The municipal law of Pennsylvania consists of the law of nations, the common law of England, and some [**40] of the British statutes. The report of the judges made to the legislature in 1808, (3 Binney, 620,) says that parts of the statutes 7 Edward 1; 13 Edward 1; 15 Richard 2; and 23 Henry 8, commonly called statutes of mortmain, are in force in the state. 1 Dallas, 67, 70, 444, 114.

The old remedy of assize was revived because the statute of Edward was considered to be in force in consequence of the report. 17 Serg. and Rawle, 174. The preface to the report says it was necessary to examine the whole code. But the statute of Elizabeth is not included amongst those in force. How then can it get in, unless by some act of the legislature, which is not contended?

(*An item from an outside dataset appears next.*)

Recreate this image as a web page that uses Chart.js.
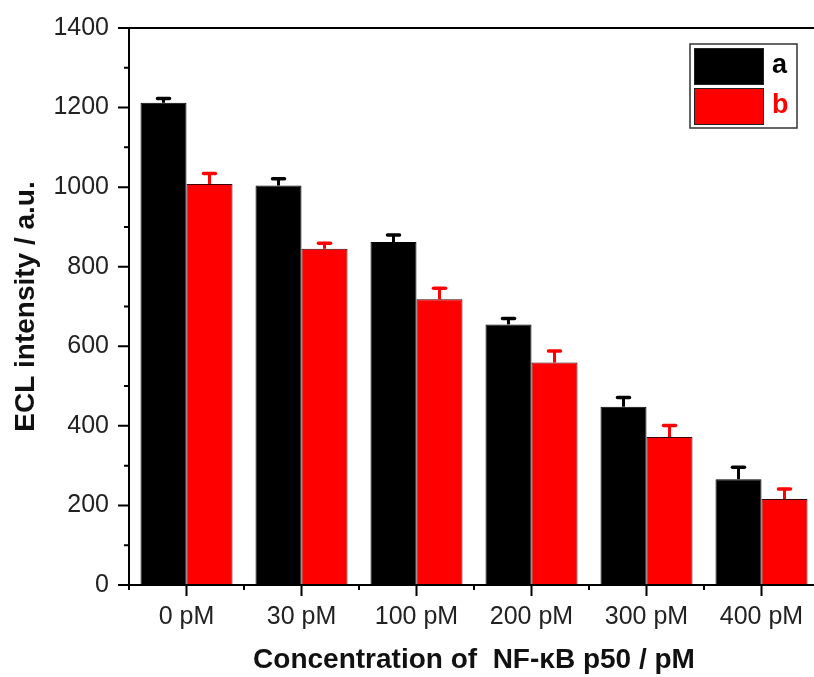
<!DOCTYPE html>
<html>
<head>
<meta charset="utf-8">
<script src="https://cdn.jsdelivr.net/npm/chart.js@4.4.1/dist/chart.umd.min.js"></script>
<style>
  html, body { margin: 0; padding: 0; background: #fff; overflow: hidden; }
  #wrap { width: 822px; height: 677px; }
</style>
</head>
<body>
<div id="wrap"><canvas id="eclChart" width="822" height="677"></canvas></div>
<script>
// 농도별 카테고리와 두 계열의 ECL 값 / 오차
const categories = ['0 pM', '30 pM', '100 pM', '200 pM', '300 pM', '400 pM'];
const seriesA = [1212, 1004, 862, 655, 448, 266];
const errorA = [11, 17, 18, 15, 23, 30];
const seriesB = [1008, 845, 718, 559, 372, 216];
const errorB = [26, 14, 28, 29, 29, 25];
const yTicks = [0, 200, 400, 600, 800, 1000, 1200, 1400];

const FONT = 'Liberation Sans, Arial, sans-serif';

// 위쪽 오차 막대만 그림
const errorBarPlugin = {
    id: 'errorBars',
    afterDatasetsDraw(chart) {
        const ctx = chart.ctx;
        const yScale = chart.scales.y;
        chart.data.datasets.forEach((ds, di) => {
            const meta = chart.getDatasetMeta(di);
            meta.data.forEach((bar, i) => {
                const top = yScale.getPixelForValue(ds.data[i] + ds.errors[i]);
                ctx.save();
                ctx.strokeStyle = ds.backgroundColor;
                ctx.lineWidth = 3;
                ctx.beginPath();
                ctx.moveTo(bar.x, bar.y);
                ctx.lineTo(bar.x, top);
                ctx.stroke();
                ctx.lineWidth = 3.5;
                ctx.lineCap = 'round';
                ctx.beginPath();
                ctx.moveTo(bar.x - 6, top);
                ctx.lineTo(bar.x + 6, top);
                ctx.stroke();
                ctx.restore();
            });
        });
    }
};

// 축선, 눈금(주/보조), 윗테두리, 범례
const framePlugin = {
    id: 'frame',
    afterDraw(chart) {
        const ctx = chart.ctx;
        const area = chart.chartArea;
        const x = chart.scales.x;
        const y = chart.scales.y;
        ctx.save();
        ctx.strokeStyle = '#000';
        ctx.lineWidth = 2;
        ctx.beginPath();
        ctx.moveTo(area.left, area.top);
        ctx.lineTo(area.right + 4, area.top);
        ctx.moveTo(area.left, area.top);
        ctx.lineTo(area.left, area.bottom);
        ctx.lineTo(area.right + 4, area.bottom);
        // y 눈금: 200마다 주눈금, 100마다 보조눈금
        for (let v = 0; v <= 1400; v += 100) {
            const py = y.getPixelForValue(v);
            const len = v % 200 === 0 ? 11 : 5;
            ctx.moveTo(area.left - len, py);
            ctx.lineTo(area.left, py);
        }
        // x 눈금: 카테고리 중앙은 주눈금, 경계는 보조눈금
        const step = (area.right - area.left) / categories.length;
        categories.forEach((c, i) => {
            const px = x.getPixelForValue(i);
            ctx.moveTo(px, area.bottom);
            ctx.lineTo(px, area.bottom + 11);
            const bx = area.left + step * i;
            ctx.moveTo(bx, area.bottom);
            ctx.lineTo(bx, area.bottom + 5);
        });
        ctx.stroke();

        // 범례 상자
        const boxRight = area.right - 22;
        const boxLeft = boxRight - 107;
        const boxTop = area.top + 16;
        const boxH = 84;
        ctx.lineWidth = 1.5;
        ctx.strokeStyle = '#333';
        ctx.strokeRect(boxLeft, boxTop, 107, boxH);
        chart.data.datasets.forEach((ds, i) => {
            const sy = boxTop + 4 + i * 40;
            ctx.fillStyle = ds.backgroundColor;
            ctx.fillRect(boxLeft + 4, sy, 70, 37);
            ctx.lineWidth = 1;
            ctx.strokeStyle = '#222';
            ctx.strokeRect(boxLeft + 4.5, sy + 0.5, 69, 36);
            ctx.fillStyle = ds.backgroundColor;
            ctx.font = 'bold 27px ' + FONT;
            ctx.textBaseline = 'middle';
            ctx.textAlign = 'left';
            ctx.fillText(ds.label, boxLeft + 82, sy + 18);
        });
        ctx.restore();
    }
};

const ctx = document.getElementById('eclChart').getContext('2d');
new Chart(ctx, {
    type: 'bar',
    data: {
        labels: categories,
        datasets: [
            {
                label: 'a',
                data: seriesA,
                errors: errorA,
                backgroundColor: '#000000',
                borderColor: '#000000',
                borderWidth: 1,
                categoryPercentage: 0.8,
                barPercentage: 1.0
            },
            {
                label: 'b',
                data: seriesB,
                errors: errorB,
                backgroundColor: '#ff0000',
                borderColor: '#3a0000',
                borderWidth: 1,
                categoryPercentage: 0.8,
                barPercentage: 1.0
            }
        ]
    },
    options: {
        responsive: false,
        animation: false,
        layout: { padding: { top: 28, right: 3, left: 0, bottom: 0 } },
        plugins: {
            legend: { display: false },
            tooltip: { enabled: false }
        },
        scales: {
            x: {
                grid: { display: false, drawTicks: false },
                border: { display: false },
                ticks: {
                    color: '#222',
                    font: { family: FONT, size: 25 },
                    padding: 17,
                    maxRotation: 0,
                    autoSkip: false
                },
                title: {
                    display: true,
                    text: 'Concentration of  NF-κB p50 / pM',
                    color: '#111',
                    font: { family: FONT, size: 28, weight: 'bold' },
                    padding: { top: 0, bottom: 0 }
                },
                afterFit(scale) { scale.height = 92; }
            },
            y: {
                min: 0,
                max: 1400,
                afterBuildTicks(scale) { scale.ticks = yTicks.map(v => ({ value: v })); },
                grid: { display: false, drawTicks: false },
                border: { display: false },
                ticks: {
                    color: '#222',
                    font: { family: FONT, size: 25 },
                    padding: 20,
                    callback: v => String(v)
                },
                title: {
                    display: true,
                    text: 'ECL intensity / a.u.',
                    color: '#111',
                    font: { family: FONT, size: 28, weight: 'bold' },
                    padding: { top: 9, bottom: 0 }
                },
                afterFit(scale) {
                    scale.width = 129;
                    scale.paddingTop = 0;
                    scale.paddingBottom = 0;
                }
            }
        }
    },
    plugins: [errorBarPlugin, framePlugin]
});
</script>
</body>
</html>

If the statute was in affirmance of the common law, the judges would have reported it as being in operation, because the common law was itself in force. 9 Serg. and Rawle, 348, 349.

The first constitution of Pennsylvania, art. 7; art. 3, sect. 3, and 24 sect. (1 Dallas's Laws, appendix,) show that there is no power provided to carry out the king's prerogative.

[Mr. Jones then went into a minute and critical examination of the colonial records of Pennsylvania, to show that from the proceedings of the governor and assembly [**41] it was not believed that a power existed to sustain these religious charities, referring amongst other matters to the charter of the Presbyterian church in 1772.]

After the Revolution, the first case that occurred to test these principles was 17 Serg. and Rawle, 88, Witman v. Lex; but the bequests in this case were good by the common law without the aid of the statute of Elizabeth, which was decided not to be in force.

2. As to the capacity of the trustee to take.

The power of the corporation are limited, and a trust beyond those powers cannot be executed. 4 Wheat. 636; 9 Watts, 551; 6 Connecticut Reports, 304; 1 Vesey, sen. 534.

If the city of Philadelphia is the trustee, the estate is in one body and the execution of the trust in another, for all the people are a part of the corporation. The head of the corporation cannot be separated from the body.

In ordinary cases, where there is no trustee, the court may appoint one; but this cannot be done here, because the trustee, being a corporation, has perpetuity, and a similar one must be selected. 4 Wheat. 28; 1 Vesey, sen. 534; Duke, 245.

A part of this devise would make it a curse to any civilized land; it is a cruel experiment [**42] upon poor orphan boys to shut them up and make them the victims of a philosophical speculation. By the laws of Pennsylvania it is blasphemy to attack the Christian religion, but in this case nothing is to be taught but the doctrines of a pure morality, and all the advantages of early impressions upon the youthful mind are entirely abrogated.